This Week’s Drought Summary
Record-breaking rainfall led to aggressive improvements in drought conditions across parts of the South. The heavy rainfall and flooding led to communications outages at the National Weather Service office leaving climatologists without access to important data and tools needed to fully analyze the effect of this event. The magnitude of this event meant prioritizing improvements on this week’s map in these areas and in the Southwest, where the Monsoon season remains active. Drought expanded in the Northwest was warm, dry conditions continued across the region. The Midwest, Southeast, and Northeast saw a mix of improvements and degradations.

South
This week’s storm event led to broad 1 and 2-category improvements across large parts of the South. All states in the region show improvements. Rainfall close to the data cut off time (Tuesday at 8:00 a.m.
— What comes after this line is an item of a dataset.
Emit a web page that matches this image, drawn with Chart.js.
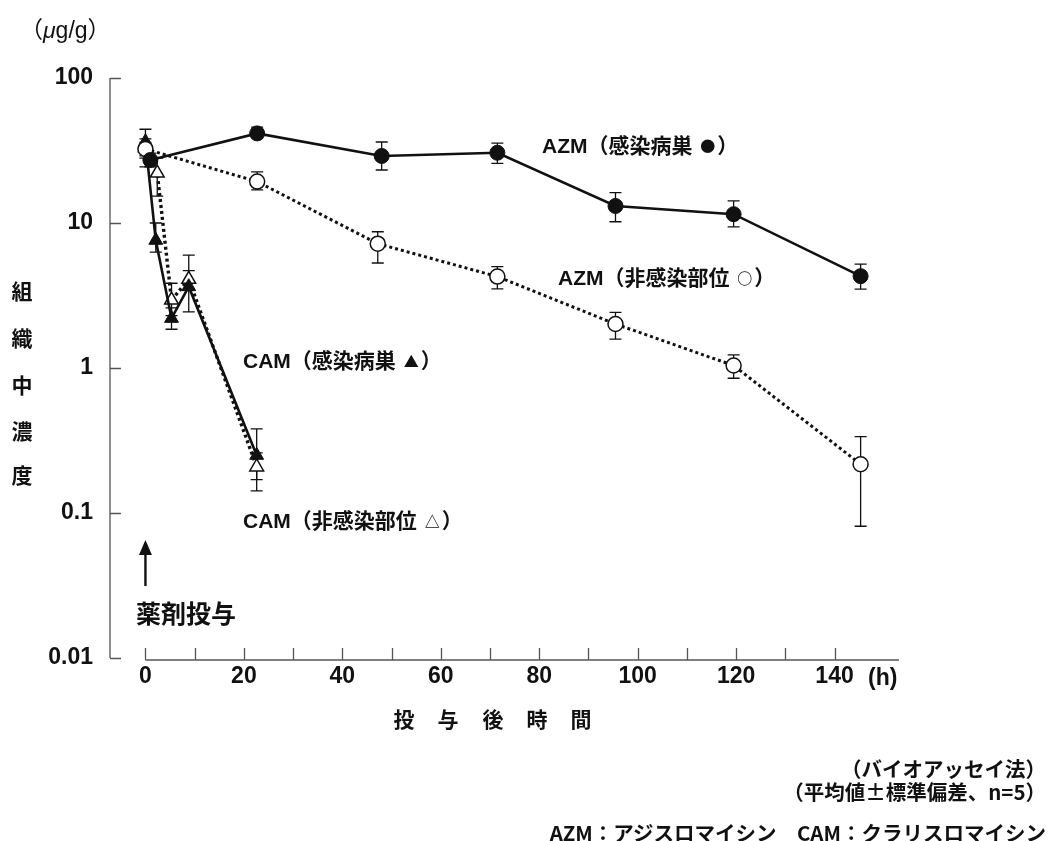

EDT), data communications issues caused by the flooding, and lags in the hydrologic system in response to rainfall events means that the full impact of this storm on drought conditions is not yet apparent. Analysis will continue next week as more data become available. A few impressive statistics include the following. According to National Weather Service records, prior to this week’s event, the Dallas-Fort Worth Area went 67 days without measurable precipitation, the second longest streak on record going back to 1898. The August 21-22, 24-hour total of 9.19 inches tied for the second highest 24-hour total. The Texas State Climatologist noted that the largest flood control rain gauge total was 15.16 inches!